OIL major BP has pulled off its second mega-deal in as many days after its consortium partners yesterday gave the green light to a $45 billion (£28bn) plan to pump gas from the Caspian Sea into Europe.
The European Union said that the deal to go ahead with stage two of the Shah Deniz project could provide up to 20 per cent of the continent’s energy needs.
Commentators suggested that the project would help to wean Europe off its dependence on Russian gas.
The investment decision triggers plans to expand the South Caucasus pipeline through Azerbaijan and Georgia, to construct the Trans-Anatolian gas pipeline (Tanap) across Turkey and to construct the Trans-Adriatic pipeline (Tap) across Greece, Albania and into Italy.
Gas from the Shah Deniz II project is expected to begin flowing in 2018 to Georgia and Turkey and then on to Europe the following year. BP’s deal to operate the gas supply system lasts until 2048.
The buyers for the gas from Shah Deniz II are Axpo, Bulgargas, Depa, Enel, Eon, Gas Natural Fenosa GDF Suez and Shell.
Bob Dudley, BP’s chief executive, said: “Shah Deniz II and the southern corridor pipelines will not only change the energy map, but will give customers in Europe direct access to the gas resources of Azerbaijan for the first time.”
Ilham Aliyev, Azerbaijan’s president, added that the project will “change the energy map of our region and help the historical development of our country”.
News of the deal came a day after BP signed a $16bn agreement to help develop shale gas reserves in Oman over the next 30 years.
The Khazzan project involves releasing “tight gas” – which is harder to reach than conventional fields – and will act as a showcase for BP’s technology.
City analysts noted that the two projects would help to swell BP’s gas reserves.
Peter Hutton, an analyst RBC Capital Markets, said: “With the approval of this project, we expect BP to take significant additions to reserves, with the combination of Shah Deniz Two and Oman having the potential themselves to take BP to close to 100 per cent reserve replacement in 2013.”

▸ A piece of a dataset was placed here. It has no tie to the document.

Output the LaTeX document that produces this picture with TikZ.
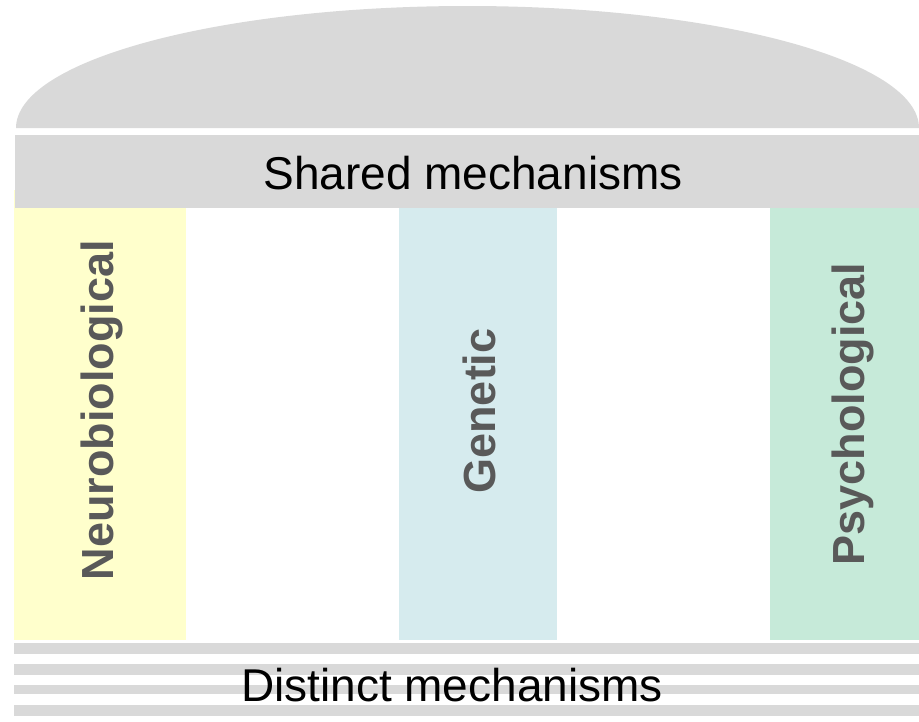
\documentclass[tikz,border=0pt]{standalone}
\usepackage{fontspec}
\setmainfont{Liberation Sans}
\definecolor{domegray}{HTML}{D9D9D9}
\definecolor{neuroyellow}{HTML}{FFFFCC}
\definecolor{genblue}{HTML}{D6EBEE}
\definecolor{psygreen}{HTML}{C6EAD9}
\definecolor{labelgray}{HTML}{595959}
\tikzset{
  graybox/.style={fill=domegray, draw=none},
  collabel/.style={rotate=90, text=labelgray, font=\fontsize{45}{50}\selectfont\bfseries, inner sep=0pt},
  bandlabel/.style={text=black, font=\fontsize{46}{52}\selectfont, inner sep=0pt}
}
\begin{document}
\begin{tikzpicture}[x=1pt,y=-1pt]
\useasboundingbox (0,0) rectangle (919,721);
% dome
\fill[domegray] (16,128) arc[start angle=180, end angle=360, x radius=451.5, y radius=122] -- cycle;
% columns
\fill[neuroyellow] (14,190) rectangle (186,640);
\fill[genblue] (399,190) rectangle (557,640);
\fill[psygreen] (770,190) rectangle (919,640);
% shared band
\fill[domegray] (15,135) rectangle (919,208);
% stripes
\foreach \ya/\yb in {643/654, 664/675, 685/694, 705/716}
  \fill[domegray] (14,\ya) rectangle (919,\yb);
% labels
\node[bandlabel] (shared) at (473,173) {Shared mechanisms};
\node[bandlabel] (distinct) at (452,685) {Distinct mechanisms};
\node[collabel] (neuro) at (102,410) {Neurobiological};
\node[collabel] (gen) at (479,411) {Genetic};
\node[collabel] (psy) at (853,414) {Psychological};
\end{tikzpicture}
\end{document}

Norwegian driller Statoil yesterday said it had sold a 6.7 per cent stake in the Shah Deniz II project and the South Caucasus pipeline to the State Oil Company of Azerbaijan Republic (Socar) and a 3.3 per cent holding to BP for $1.45bn in total. John Olaisen, an analyst at brokerage ABG Sundal Collier, said: “It’s a very good price. The price is three times book value, while Statoil shares are traded at 1.3 times book value.”
Oil drillers are regularly selling stakes in projects to concentrate on fewer but larger deals.
From 2019, Shah Deniz II is expected to supply 16 billion cubic metres (bcm) per year to Europe, including six bcm for Turkey.
European buyers have struggled to find alternatives to Russian gas producer Gazprom, whose contracts link prices to oil, generally making it more expensive than the spot market.
Gazprom meets a quarter of Europe’s gas needs, with more than 150 bcm of exports a year.